If the University is going to send its representative(s) around the country to hold “town meetings,” we respectfully suggest that at least 75 percent of the time be devoted actually to a town meeting.
The University should also consider holding town meetings more regularly and having an annual meeting of alumni.
LA MONICA ANDREOFF ’04, Arlington, Va. EVAN BAEHR ’05, Washington,
Editor’s note: A version of this letter was sent as an open letter to President Tilghman, who responded that alumni have told her office that they appreciate hearing from faculty and that she holds a “town meeting” each year at Reunions.
It would be nice to see a picture of the Princeton campus on PAW covers once or twice a year.
STEPHEN VALENTINE III ’47 *49
I am pleased to identify these great men (From the Archives, Sept. 14), all Nassoons and not necessarily jocks, as, from left, Don Finnie ’47, Ed Knetzger ’46, Jim Buck ’46, and Al Burr ’49. (They were singing “Oh Mister Moon” for 1948’s Class Day ceremony, in case you were wondering!) Only Dad survives among these good friends, but the songs live on.
JIM BUCK ’81
Barbara Calanog Todd ’98’s name was misspelled on the Nov. 2 cover.
A memorial Sept. 14 for Landon Peters ’52 contained several errors.
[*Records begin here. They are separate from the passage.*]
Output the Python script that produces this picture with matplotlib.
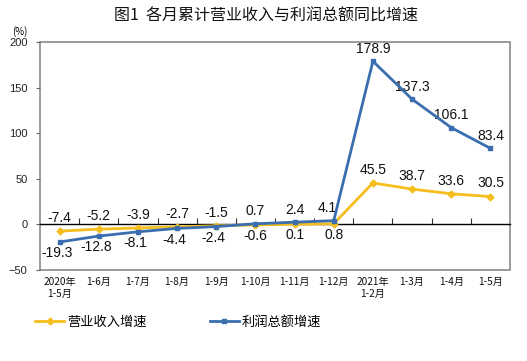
import matplotlib
matplotlib.use("Agg")
import matplotlib.pyplot as plt
from matplotlib.patches import Rectangle
from matplotlib.transforms import blended_transform_factory

plt.rcParams['font.family'] = ['Noto Sans CJK SC', 'DejaVu Sans']

# 数据
categories = ["2020年\n1-5月", "1-6月", "1-7月", "1-8月", "1-9月", "1-10月",
              "1-11月", "1-12月", "2021年\n1-2月", "1-3月", "1-4月", "1-5月"]
revenue = [-7.4, -5.2, -3.9, -2.7, -1.5, -0.6, 0.1, 0.8, 45.5, 38.7, 33.6, 30.5]
profit = [-19.3, -12.8, -8.1, -4.4, -2.4, 0.7, 2.4, 4.1, 178.9, 137.3, 106.1, 83.4]
y_ticks = [-50, 0, 50, 100, 150, 200]

yellow = "#F5BE1E"
blue = "#3A6EAE"

fig = plt.figure(figsize=(5.27, 3.61), dpi=100)
ax = fig.add_axes([40 / 527, 91 / 361, 470 / 527, 228 / 361])

x = list(range(len(categories)))
ax.plot(x, revenue, color=yellow, lw=2.0, marker="D", ms=3.5, zorder=3, label="营业收入增速")
ax.plot(x, profit, color=blue, lw=2.0, marker="s", ms=3.5, zorder=4, label="利润总额增速")

ax.set_xlim(-0.5, len(categories) - 0.5)
ax.set_ylim(-50, 200)

# 数据标签: 前面几个月营业收入在上, 之后利润在上
lab_font = dict(family="Liberation Sans", fontsize=10, color="#111111", ha="center", va="center")
for i in x:
    rev_up = revenue[i] >= profit[i] or i >= 8
    pro_up = profit[i] > revenue[i]
    dx = -5 if i == 7 else 0
    ax.annotate(f"{revenue[i]}", (i, revenue[i]), xytext=(0, 9.5 if rev_up else -8),
                textcoords="offset points", **lab_font)
    ax.annotate(f"{profit[i]}", (i, profit[i]), xytext=(dx if pro_up else -2, 9 if pro_up else -8),
                textcoords="offset points", **lab_font)

# 坐标轴样式
for s in ["top", "right", "left"]:
    ax.spines[s].set_visible(False)
ax.spines["bottom"].set_position(("data", 0))
ax.spines["bottom"].set_color("black")
ax.spines["bottom"].set_linewidth(1.0)
ax.add_patch(Rectangle((0, 0), 1, 1, transform=ax.transAxes, fill=False,
                       edgecolor="#8a8a8a", lw=1.2, clip_on=False, zorder=1))

ax.set_xticks([i + 0.5 for i in x[:-1]])
ax.set_xticklabels([])
ax.tick_params(axis="x", direction="in", length=4, width=0.8, color="#333333")
ax.set_yticks(y_ticks)
ax.tick_params(axis="y", direction="out", length=3, width=0.8, color="#666666",
               labelsize=8, labelcolor="#222222", pad=6)
for lbl in ax.get_yticklabels():
    lbl.set_family("Liberation Sans")

trans = blended_transform_factory(ax.transData, ax.transAxes)
for i, c in enumerate(categories):
    ax.text(i, -0.03, c, transform=trans, ha="center", va="top", fontsize=7.3,
            linespacing=1.3, color="#111111")

fig.text(20 / 527, 1 - 32 / 361, "(%)", fontsize=7, ha="center", va="center")
fig.text(266 / 527, 1 - 16 / 361, "图1  各月累计营业收入与利润总额同比增速",
         fontsize=11.5, ha="center", va="center", color="#111111")

fig.legend(loc="center", bbox_to_anchor=(178 / 527, 1 - 322 / 361), ncol=2,
           frameon=False, fontsize=9.5, handlelength=2.2, handletextpad=0.2,
           columnspacing=4.8)

fig.savefig("out.png", dpi=100)
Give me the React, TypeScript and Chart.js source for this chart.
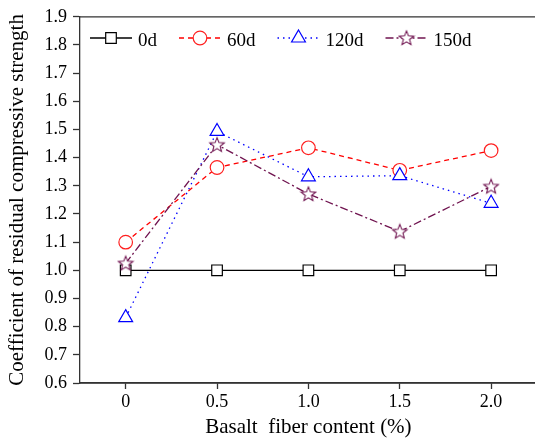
import React, { useEffect, useRef } from "react";
import { Chart, registerables } from "chart.js";

Chart.register(...registerables);

const xValues = [0, 0.5, 1.0, 1.5, 2.0];
const xTickLabels = ["0", "0.5", "1.0", "1.5", "2.0"];
const yTickValues = [0.6, 0.7, 0.8, 0.9, 1.0, 1.1, 1.2, 1.3, 1.4, 1.5, 1.6, 1.7, 1.8, 1.9];
const seriesNames = ["0d", "60d", "120d", "150d"];
const values0d = [1.0, 1.0, 1.0, 1.0, 1.0];
const values60d = [1.1, 1.365, 1.435, 1.355, 1.425];
const values120d = [0.832, 1.493, 1.332, 1.336, 1.238];
const values150d = [1.025, 1.446, 1.271, 1.138, 1.298];
const xTitle = "Basalt  fiber content (%)";
const yTitle = "Coefficient of residual compressive strength";

const FONT = '"Liberation Serif", "Times New Roman", serif';
const STAR_COLOR = "#701450";

function makeStar(color: string): HTMLCanvasElement {
  const c = document.createElement("canvas");
  c.width = 18;
  c.height = 18;
  const g = c.getContext("2d")!;
  const cx = 9, cy = 9.5, R = 7.6, r = 3.3;
  g.beginPath();
  for (let i = 0; i < 10; i++) {
    const rad = i % 2 === 0 ? R : r;
    const a = -Math.PI / 2 + (i * Math.PI) / 5;
    const px = cx + rad * Math.cos(a);
    const py = cy + rad * Math.sin(a);
    if (i === 0) g.moveTo(px, py);
    else g.lineTo(px, py);
  }
  g.closePath();
  g.fillStyle = "#fff";
  g.fill();
  g.strokeStyle = color;
  g.lineWidth = 1.1;
  g.stroke();
  return c;
}

function drawMarker(ctx: CanvasRenderingContext2D, style: any, x: number, y: number, r: number, color: string) {
  ctx.save();
  ctx.setLineDash([]);
  ctx.strokeStyle = color;
  ctx.fillStyle = "#fff";
  ctx.lineWidth = 1.2;
  if (style instanceof HTMLCanvasElement) {
    ctx.drawImage(style, x - style.width / 2, y - style.height / 2);
  } else {
    ctx.beginPath();
    if (style === "circle") {
      ctx.arc(x, y, r, 0, Math.PI * 2);
    } else if (style === "rect") {
      const s = Math.SQRT1_2 * r;
      ctx.rect(x - s, y - s, 2 * s, 2 * s);
    } else if (style === "triangle") {
      let rad = 0;
      ctx.moveTo(x + Math.sin(rad) * r, y - Math.cos(rad) * r);
      rad += (2 * Math.PI) / 3;
      ctx.lineTo(x + Math.sin(rad) * r, y - Math.cos(rad) * r);
      rad += (2 * Math.PI) / 3;
      ctx.lineTo(x + Math.sin(rad) * r, y - Math.cos(rad) * r);
      ctx.closePath();
    }
    ctx.fill();
    ctx.stroke();
  }
  ctx.restore();
}

const framePlugin = {
  id: "frameTop",
  afterDraw(chart: any) {
    const { ctx, chartArea, width } = chart;
    ctx.save();
    ctx.strokeStyle = "#333";
    ctx.lineWidth = 1.3;
    ctx.beginPath();
    ctx.moveTo(chartArea.left, chartArea.top);
    ctx.lineTo(width, chartArea.top);
    ctx.moveTo(chartArea.left, chartArea.bottom);
    ctx.lineTo(width, chartArea.bottom);
    ctx.stroke();
    ctx.restore();
  },
};

const legendPlugin = {
  id: "customLegend",
  afterDraw(chart: any) {
    const ctx: CanvasRenderingContext2D = chart.ctx;
    ctx.save();
    ctx.font = `19px ${FONT}`;
    let x = 90;
    const y = 38;
    chart.data.datasets.forEach((ds: any) => {
      ctx.setLineDash(ds.borderDash || []);
      ctx.strokeStyle = ds.borderColor;
      ctx.lineWidth = ds.borderWidth;
      ctx.beginPath();
      ctx.moveTo(x, y);
      ctx.lineTo(x + 42, y);
      ctx.stroke();
      drawMarker(ctx, ds.pointStyle, x + 21, y, ds.pointRadius, ds.pointBorderColor);
      ctx.setLineDash([]);
      ctx.fillStyle = "#000";
      ctx.textBaseline = "alphabetic";
      ctx.textAlign = "left";
      ctx.fillText(ds.label, x + 48, y + 8);
      x += 48 + ctx.measureText(ds.label).width + 22;
    });
    ctx.restore();
  },
};

export default function App() {
  const ref = useRef<HTMLCanvasElement>(null);
  useEffect(() => {
    const canvas = ref.current!;
    const star = makeStar(STAR_COLOR);
    const pts = (arr: number[]) => arr.map((v, i) => ({ x: xValues[i], y: v }));
    const chart = new Chart(canvas, {
      type: "line",
      data: {
        datasets: [
          {
            label: seriesNames[0],
            data: pts(values0d),
            borderColor: "#000",
            pointBorderColor: "#000",
            pointBackgroundColor: "#fff",
            borderWidth: 1.3,
            pointBorderWidth: 1.2,
            pointStyle: "rect",
            pointRadius: 7.5,
            borderDash: [],
            order: 3,
          },
          {
            label: seriesNames[1],
            data: pts(values60d),
            borderColor: "#ff0000",
            pointBorderColor: "#ff2020",
            pointBackgroundColor: "#fff",
            borderWidth: 1.3,
            pointBorderWidth: 1.2,
            pointStyle: "circle",
            pointRadius: 6.8,
            borderDash: [5, 4],
            order: 2,
          },
          {
            label: seriesNames[2],
            data: pts(values120d),
            borderColor: "#0000ff",
            pointBorderColor: "#0000ff",
            pointBackgroundColor: "#fff",
            borderWidth: 1.3,
            pointBorderWidth: 1.2,
            pointStyle: "triangle",
            pointRadius: 8,
            borderDash: [1.5, 4],
            order: 1,
          },
          {
            label: seriesNames[3],
            data: pts(values150d),
            borderColor: STAR_COLOR,
            pointBorderColor: STAR_COLOR,
            pointBackgroundColor: "#fff",
            borderWidth: 1.3,
            pointBorderWidth: 1.2,
            pointStyle: star as any,
            pointRadius: 7,
            borderDash: [8, 3, 2, 3],
            order: 0,
          },
        ] as any,
      },
      options: {
        animation: false,
        responsive: false,
        devicePixelRatio: 1,
        layout: { padding: { left: 0, top: 16, right: 4.5, bottom: 0 } },
        plugins: { legend: { display: false }, tooltip: { enabled: false } },
        elements: { line: { tension: 0 } },
        scales: {
          x: {
            type: "linear",
            min: -0.25,
            max: 2.25,
            afterBuildTicks: (scale: any) => {
              scale.ticks = xValues.map((v) => ({ value: v }));
            },
            afterFit: (scale: any) => {
              scale.height = 58;
            },
            grid: {
              display: true,
              drawOnChartArea: false,
              drawTicks: true,
              tickLength: 6,
              tickColor: "#333",
              tickWidth: 1.3,
            },
            border: { display: true, color: "#333", width: 1.3 },
            ticks: {
              color: "#000",
              font: { family: FONT, size: 18 },
              padding: 2,
              maxRotation: 0,
              autoSkip: false,
              callback: (v: any) => {
                const i = xValues.indexOf(Number(v));
                return i >= 0 ? xTickLabels[i] : "";
              },
            },
            title: {
              display: true,
              text: xTitle,
              color: "#000",
              font: { family: FONT, size: 21 },
              padding: { top: 0, bottom: 1 },
            },
          },
          y: {
            type: "linear",
            min: 0.6,
            max: 1.9,
            afterBuildTicks: (scale: any) => {
              scale.ticks = yTickValues.map((v) => ({ value: v }));
            },
            afterFit: (scale: any) => {
              scale.width = 80;
            },
            grid: {
              display: true,
              drawOnChartArea: false,
              drawTicks: true,
              tickLength: 7,
              tickColor: "#333",
              tickWidth: 1.3,
            },
            border: { display: true, color: "#333", width: 1.3 },
            ticks: {
              color: "#000",
              font: { family: FONT, size: 18 },
              padding: 6,
              autoSkip: false,
              callback: (v: any) => Number(v).toFixed(1),
            },
            title: {
              display: true,
              text: yTitle,
              color: "#000",
              font: { family: FONT, size: 21 },
              padding: { top: 5, bottom: 0 },
            },
          },
        },
      } as any,
      plugins: [framePlugin, legendPlugin],
    });
    return () => chart.destroy();
  }, []);
  return (
    <div
      style={{
        position: "fixed",
        left: 0,
        top: 0,
        width: 535,
        height: 441,
        overflow: "hidden",
        background: "#fff",
      }}
    >
      <canvas ref={ref} width={546} height={441} style={{ width: 546, height: 441, display: "block" }} />
    </div>
  );
}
He prepared at Gov. Dummer Academy and served in the Air Force from 1951 to 1955, but not as a pilot. He retired from the Bank of New York as executive vice president and treasurer. Among his survivors is a sister, Lorna Garron. The Class of 1952 regrets the errors. A corrected text appears in the PAW Online Class Memorials.
The memorial for Earll Colden Waller ’42 in the May 12, 2004, issue omitted the name of one of his children, Suzanne. The Class of 1942 apologizes for the omission.